BASF China boss Kamieth leads race for new CEO

MOSCOW (MRC) -- BASF SE board member Markus Kamieth is leading the race to succeed Martin Brudermuller as BASF chairman, according to Reuters.

BASF chief technology officer Melanie Maas-Brunner is still a possible candidate alongside Kamieth, according to an anonymous source, Reuters said. BASF’s supervisory board will pick a successor at the beginning of October at the earliest, it said.

Kamieth is responsible for the company’s catalysts, coatings, dispersions and resins and performance chemicals divisions, as well as for the Greater China, South and East Asia, ASEAN and Australia and New Zealand regions and is closely associated with BASF’s EUR10 billion investment project at Zhanjiang, China.

“Kamieth is said to be the clear favorite for the post and is backed by Brudermuller, after Saori Dubourg, who headed BASF’s European business, left the company in February,” said the Financial Times report, citing people familiar with the matter.

A BASF spokesperson, quoted by Reuters, said there has been no decision yet on Brudermuller’s succession. Brudermuller has been chairman of BASF since 2018 and his contract ends in about May 2024. He was also re-elected president of Cefic for another two-year term in October 2022. Brudermuller started his first term as president of Cefic in October 2020.

Earlier this month, BASF cut its full-year guidance because of lower-than-expected demand. BASF will publish its second-quarter results on July 28.

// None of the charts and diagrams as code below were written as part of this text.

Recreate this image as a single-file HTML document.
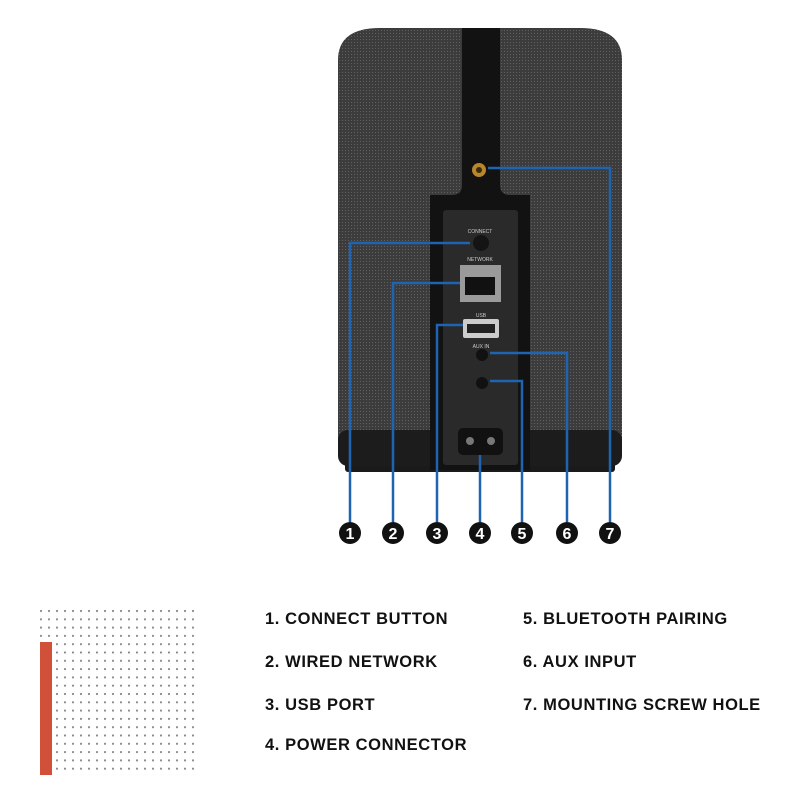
<!DOCTYPE html>
<html><head><style>
body{margin:0;width:800px;height:800px;background:#fff;overflow:hidden;font-family:"Liberation Sans",sans-serif}
.t{position:absolute;font-weight:bold;font-size:16.5px;color:#111;letter-spacing:0.6px}
</style></head><body>
<svg width="800" height="800" style="position:absolute;left:0;top:0">
<defs>
<pattern id="dots" x="40" y="610" width="8" height="8.3" patternUnits="userSpaceOnUse"><circle cx="1" cy="1" r="1.1" fill="#8a8a8a"/></pattern>
<pattern id="fab" width="3" height="3" patternUnits="userSpaceOnUse"><rect width="3" height="3" fill="#3c3c3c"/><rect width="1" height="1" fill="#606060"/></pattern>
</defs>
<rect x="40" y="609" width="155" height="166" fill="url(#dots)"/>
<rect x="40" y="642" width="12" height="133" fill="#d0503a"/>
<rect x="345" y="460" width="270" height="12" rx="3" fill="#1a1a1a"/>
<path d="M338 60 Q338 28 380 28 L580 28 Q622 28 622 60 L622 440 Q622 466 596 466 L364 466 Q338 466 338 440 Z" fill="url(#fab)"/>
<rect x="338" y="430" width="284" height="36" rx="10" fill="#1c1c1c"/>
<path d="M462 28 L500 28 L500 185 Q500 195 510 195 L530 195 L530 470 L430 470 L430 195 L452 195 Q462 195 462 185 Z" fill="#121212"/>
<rect x="443" y="210" width="75" height="255" rx="3" fill="#2a2a2a"/>
<circle cx="479" cy="170" r="7" fill="#b8862b"/><circle cx="479" cy="170" r="3" fill="#3a2a10"/>
<text x="480" y="233" font-size="5" fill="#ccc" text-anchor="middle">CONNECT</text>
<circle cx="481" cy="243" r="8" fill="#141414"/>
<text x="480" y="261" font-size="5" fill="#ccc" text-anchor="middle">NETWORK</text>
<rect x="460" y="265" width="41" height="37" fill="#9a9a9a"/><rect x="465" y="277" width="30" height="18" fill="#111"/>
<text x="481" y="317" font-size="5" fill="#ccc" text-anchor="middle">USB</text>
<rect x="463" y="319" width="36" height="19" rx="2" fill="#ccc"/><rect x="467" y="324" width="28" height="9" fill="#222"/>
<text x="481" y="348" font-size="5" fill="#ccc" text-anchor="middle">AUX IN</text>
<circle cx="482" cy="355" r="6" fill="#111"/>
<circle cx="482" cy="383" r="6" fill="#111"/>
<rect x="458" y="428" width="45" height="27" rx="5" fill="#111"/>
<circle cx="470" cy="441" r="4" fill="#777"/><circle cx="491" cy="441" r="4" fill="#777"/>
<g fill="none" stroke="#1f64b0" stroke-width="2.5">
<path d="M470 243 H350 V522"/>
<path d="M460 283 H393 V522"/>
<path d="M463 325 H437 V522"/>
<path d="M480 455 V522"/>
<path d="M490 381 H522 V522"/>
<path d="M490 353 H567 V522"/>
<path d="M488 168 H610 V522"/>
</g>
<g font-size="16" font-weight="bold" fill="#fff" text-anchor="middle">
<circle cx="350" cy="533" r="11" fill="#111"/><text x="350" y="539">1</text>
<circle cx="393" cy="533" r="11" fill="#111"/><text x="393" y="539">2</text>
<circle cx="437" cy="533" r="11" fill="#111"/><text x="437" y="539">3</text>
<circle cx="480" cy="533" r="11" fill="#111"/><text x="480" y="539">4</text>
<circle cx="522" cy="533" r="11" fill="#111"/><text x="522" y="539">5</text>
<circle cx="567" cy="533" r="11" fill="#111"/><text x="567" y="539">6</text>
<circle cx="610" cy="533" r="11" fill="#111"/><text x="610" y="539">7</text>
</g>
</svg>
<div class="t" style="left:265px;top:610px">1. CONNECT BUTTON</div>
<div class="t" style="left:265px;top:653px">2. WIRED NETWORK</div>
<div class="t" style="left:265px;top:696px">3. USB PORT</div>
<div class="t" style="left:265px;top:736px">4. POWER CONNECTOR</div>
<div class="t" style="left:523px;top:610px">5. BLUETOOTH PAIRING</div>
<div class="t" style="left:523px;top:653px">6. AUX INPUT</div>
<div class="t" style="left:523px;top:696px">7. MOUNTING SCREW HOLE</div>
</body></html>
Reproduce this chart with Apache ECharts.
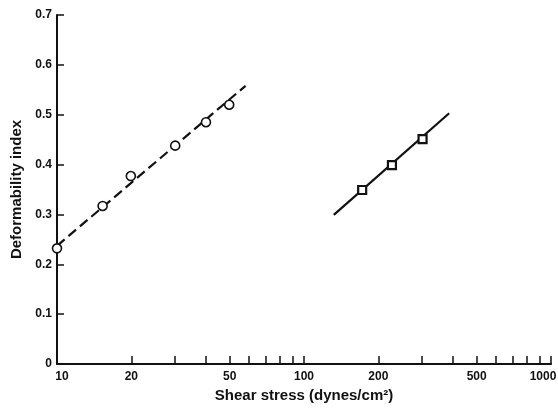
<!DOCTYPE html>
<html>
<head>
<meta charset="utf-8">
<script src="https://cdn.jsdelivr.net/npm/echarts@6/dist/echarts.min.js"></script>
<style>html,body{margin:0;padding:0;background:#fff;}#c{width:558px;height:408px;}</style>
</head>
<body>
<div id="c"></div>
<script>
// Data
var circleX = [10, 15.3, 19.9, 30.1, 40.1, 49.8];
var circleY = [0.232, 0.317, 0.377, 0.438, 0.485, 0.52];
var dashedFitX = [10, 58];
var dashedFitY = [0.237, 0.558];
var squareX = [172, 227, 302];
var squareY = [0.349, 0.399, 0.451];
var solidFitX = [132, 387];
var solidFitY = [0.299, 0.503];
var xTickValues = [20, 30, 40, 50, 60, 70, 80, 90, 100, 200, 300, 400, 500, 600, 700, 800, 900, 1000];
var xLabelValues = [10, 20, 50, 100, 200, 500, 1000];

function pairs(xs, ys) { return xs.map(function (x, i) { return [x, ys[i]]; }); }

var font = 'Liberation Sans, Arial, sans-serif';
var lblStyle = { fontFamily: font, fontWeight: 'bold', fontSize: 12, color: '#111' };
var chart = echarts.init(document.getElementById('c'));
chart.setOption({
  animation: false,
  backgroundColor: '#fff',
  grid: { left: 57, right: 7, top: 15, bottom: 44, containLabel: false, outerBoundsMode: 'none' },
  xAxis: {
    type: 'log', logBase: 10, min: 10, max: 1000,
    name: 'Shear stress (dynes/cm²)', nameLocation: 'middle', nameGap: 24,
    nameTextStyle: { fontFamily: font, fontWeight: 'bold', fontSize: 15, color: '#111' },
    axisLine: { lineStyle: { color: '#111', width: 2 } },
    axisTick: { inside: true, length: 8, lineStyle: { color: '#111', width: 1.5 }, customValues: xTickValues },
    axisLabel: { fontFamily: font, fontWeight: 'bold', fontSize: 12, color: '#111', margin: 7, customValues: xLabelValues,
      showMinLabel: true, showMaxLabel: true,
      formatter: function (v) {
        if (v === 10) return '{l|10}';
        if (v === 1000) return '{r|1000}';
        return String(v);
      },
      rich: {
        l: Object.assign({ padding: [0, 0, 0, 10] }, lblStyle),
        r: Object.assign({ padding: [0, 16, 0, 0] }, lblStyle)
      }
    },
    minorTick: { show: false },
    splitLine: { show: false }
  },
  yAxis: {
    type: 'value', min: 0, max: 0.7, interval: 0.1,
    name: 'Deformability index', nameLocation: 'middle', nameGap: 31,
    nameTextStyle: { fontFamily: font, fontWeight: 'bold', fontSize: 15, color: '#111' },
    axisLine: { show: true, lineStyle: { color: '#111', width: 2 } },
    axisTick: { show: true, inside: true, length: 7, lineStyle: { color: '#111', width: 1.5 } },
    axisLabel: { fontFamily: font, fontWeight: 'bold', fontSize: 12, color: '#111', margin: 5,
      formatter: function (v) { return v === 0 ? '0' : v.toFixed(1); } },
    splitLine: { show: false }
  },
  series: [
    { type: 'line', data: pairs(dashedFitX, dashedFitY), symbol: 'none', z: 2,
      lineStyle: { color: '#111', width: 2.2, type: [10, 5] } },
    { type: 'line', data: pairs(solidFitX, solidFitY), symbol: 'none', z: 2,
      lineStyle: { color: '#111', width: 2.2 } },
    { type: 'scatter', data: pairs(circleX, circleY), symbol: 'circle', symbolSize: 9, z: 5,
      itemStyle: { color: '#fff', borderColor: '#111', borderWidth: 1.6, opacity: 1 } },
    { type: 'scatter', data: pairs(squareX, squareY), symbol: 'rect', symbolSize: 8, z: 5,
      itemStyle: { color: '#fff', borderColor: '#111', borderWidth: 2.2, opacity: 1 } }
  ]
});
</script>
</body>
</html>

We remind, BASF celebrated the opening of Europe’s first co-located center of battery material production and battery recycling in Schwarzheide, Germany. The inauguration of a state-of-the-art production facility for high-performance cathode active materials and the unveiling ceremony for a battery recycling plant for the production of black mass represent important steps toward closing the loop for the European battery value chain – from the collection of used batteries and the recovery of mineral raw materials to their use in the production of new battery materials. Major step in Europe to participate in the rapidly growing global battery market.